3:5 For this they willfully forget, that there were heavens from of old, and an earth compacted out of water and amidst water, by the word of God;
3:6 by which means the world that then was, being overflowed with water, perished:
3:7 but the heavens that now are, and the earth, by the same word have been stored up for fire, being reserved against the day of judgment and destruction of ungodly men.
3:8 But forget not this one thing, beloved, that one day is with the Lord as a thousand years, and a thousand years as one day.
3:9 The Lord is not slack concerning his promise, as some count slackness; but is longsuffering to you-ward, not wishing that any should perish, but that all should come to repentance.
3:10 But the day of the Lord will come as a thief; in the which the heavens shall pass away with a great noise, and the elements shall be dissolved with fervent heat, and the earth and the works that are therein shall be burned up.
3:11 Seeing that these things are thus all to be dissolved, what manner of persons ought ye to be in [all] holy living and godliness,
3:12 looking for and earnestly desiring the coming of the day of God, by reason of which the heavens being on fire shall be dissolved, and the elements shall melt with fervent heat?
3:13 But, according to his promise, we look for new heavens and a new earth, wherein dwelleth righteousness.

Consider how much this doesn't support, even contradicts, much of what McLaren teaches.

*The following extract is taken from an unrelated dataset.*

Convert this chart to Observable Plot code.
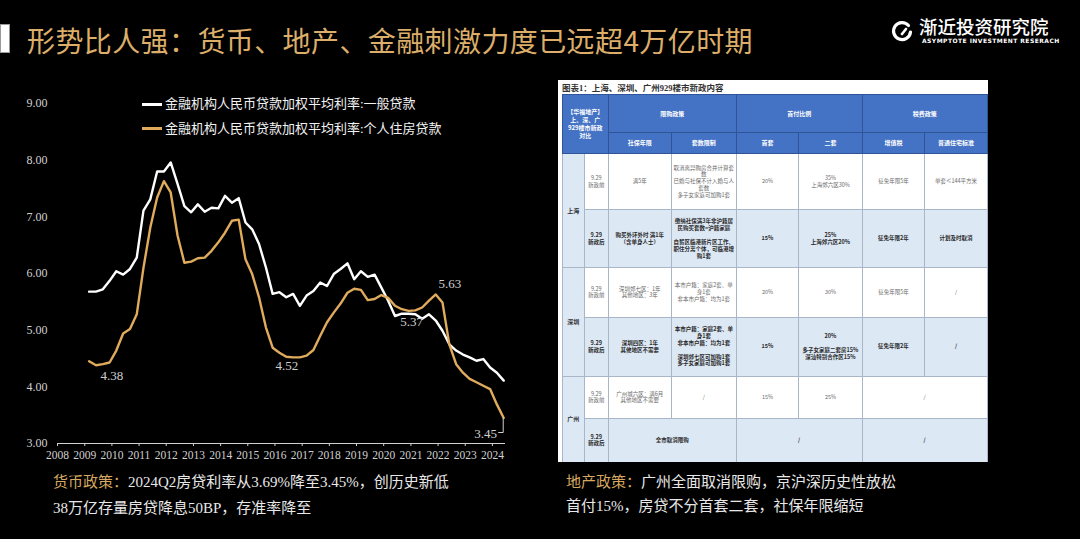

Consider this statement, on page 79

Purpose of Jesus: Why is Jesus important?
Emerging View: Jesus came to become the Savior of the world, meaning he came to save the earth and all it contains from its ongoing destruction because of human evil. Through his life and teaching, through his suffering, death, and resurrection, he inserted into human history a seed of grace, truth, and hope that can never be defeated. This seed will, against all opposition and odds, prevail over the evil and injustice of humanity and lead to the world's ongoing transformation into the world God dreams of.

And this, from page 296.

We believe the vision of the new Jerusalem, like all prophetic visions, seeks to inspire our imaginations with hope about what our world can actually become through the good news of the kingdom of God.

In this emerging view, the "new heavens and new earth" (Revelation 21:1) means, not a different space-time universe, but a new way of living that is posible within this universe, a new societal system that is coming as surely as God is just and faithful...

The new Jerusalem represents, then, a new spirituality, a new way of living in which the sacred presence of God is integrated with all of life and not confined to temples...We haven't evacuated teh dark earth for the light of heaven or eternity: no, the light of heaven has come down, come down to us, down to earth.

So, McLaren says that Christ is the Savior of the world in the sense of the literal earth, that we will somehow change the world (a fearful thought indeed). Peter says that the world is "stored up for fire" and "shall be burned up".

My money's on Peter being right.

There's more to McLaren's case against what I will here call a Futurist view of the coming of Christ, meaning simply that the prophecies about Christ's return and the event leading up to and surrounding it will be fulfilled in the future. But this entry is quite long enough, so I'll deal more with it later.